11/26/2024
In order to talk about the restaurant “Moxche” (mo-shay) which means “tree root” in Mayan, I must discuss the chef behind its inspiration, Rosalía Chay.
Rosalía is a Mayan chef who is now famous for making the 1,000 year old recipe of cochinita pibil in her own backyard. She is Mayan, speaks the Mayan language with her family, raises the 1,000 year old pig species, grows the food used in the rub, and makes and wears Mayan embroidery. She embodies and preserves the legacy of the Mayan people through her cooking and her life.
The restaurant design has an angular floor plan and skylights inspired by the architecture and organization of epic Mayan temples like Chichén Itzá from Rosalía’s home town, creating an ethereal atmosphere that pays homage to this ancient civilization and their reverence to the sky. This restaurant is also the exploded recipe of her cochinita pibil.
In the right hand corner you will see an area where the rub for the cochinita is hand-ground with an ancient mecate and molcajete grinder.
Additionally, a cut-out wall will offer a view into the kitchen integrating diners with every phase of the culinary process. Watching this preparation while hearing the sound of the stone grinders prepare the rub will deepen their understanding of the ancient practice.
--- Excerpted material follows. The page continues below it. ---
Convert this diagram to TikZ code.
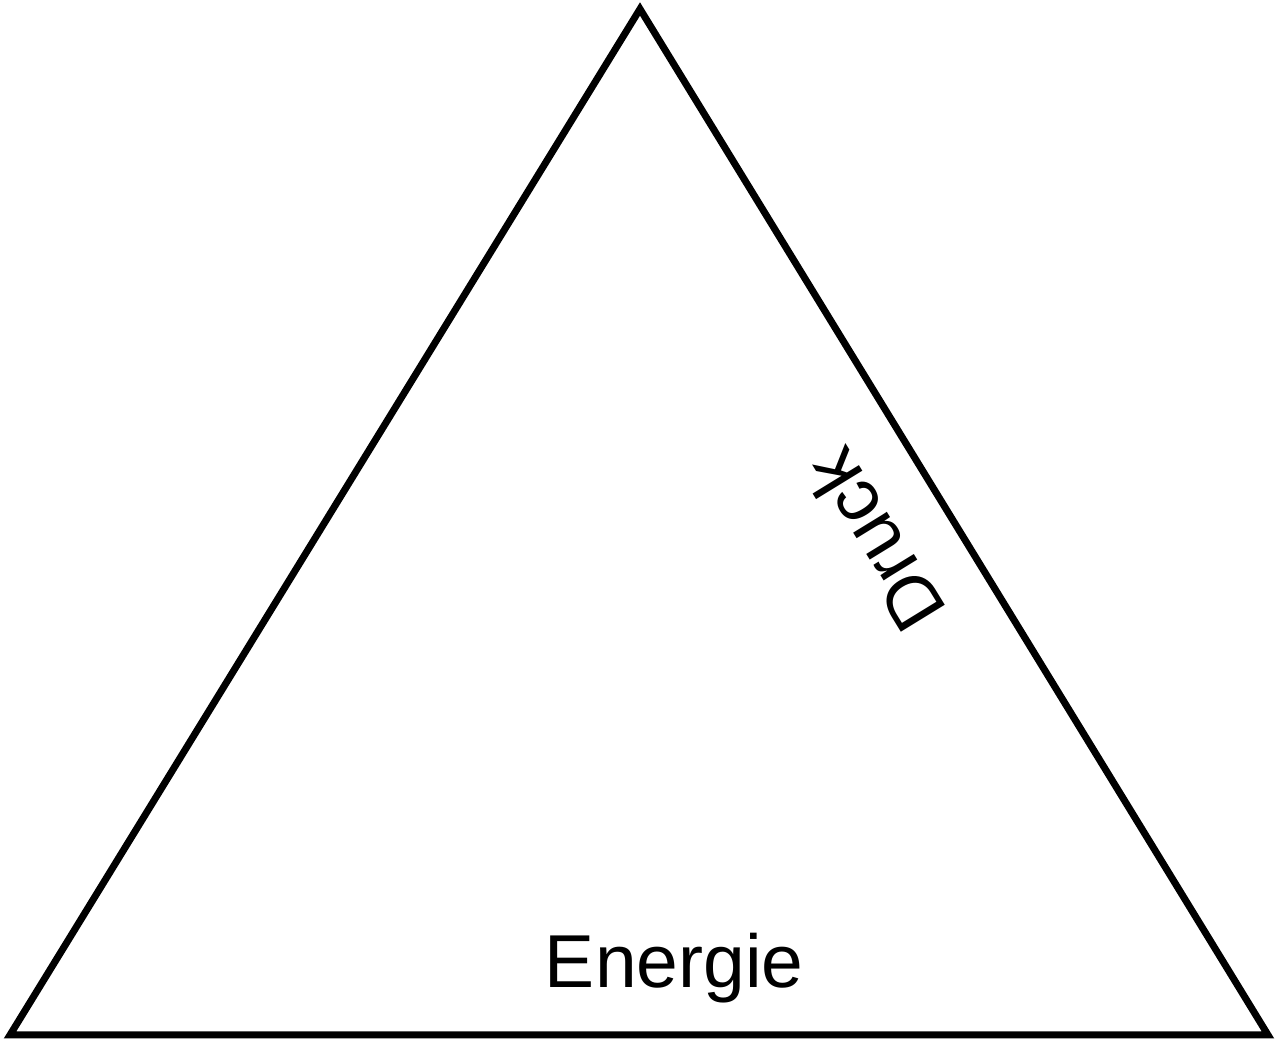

To the left is an area solely dedicated to the intimite art iof hand crafting fresh corn tortillas where diners can watch the technique that Rosalía’s family has passed down from generation to generation, and which she shares with her daughter in their home.
The design also features a beautiful view of the garden, where you can see the buried pib and earthen oven, along with the native Savannah and Yucatán ingredients being grown. If you take a walk through the terrace smelling the warm earthy smoke from the pib, each breath feels like an invitation to step back in time.
Overall, Moxche is not just a restaurant, it’s a cultural experience that the city of Savannah needs, from halfway across the globe and thousands of years past.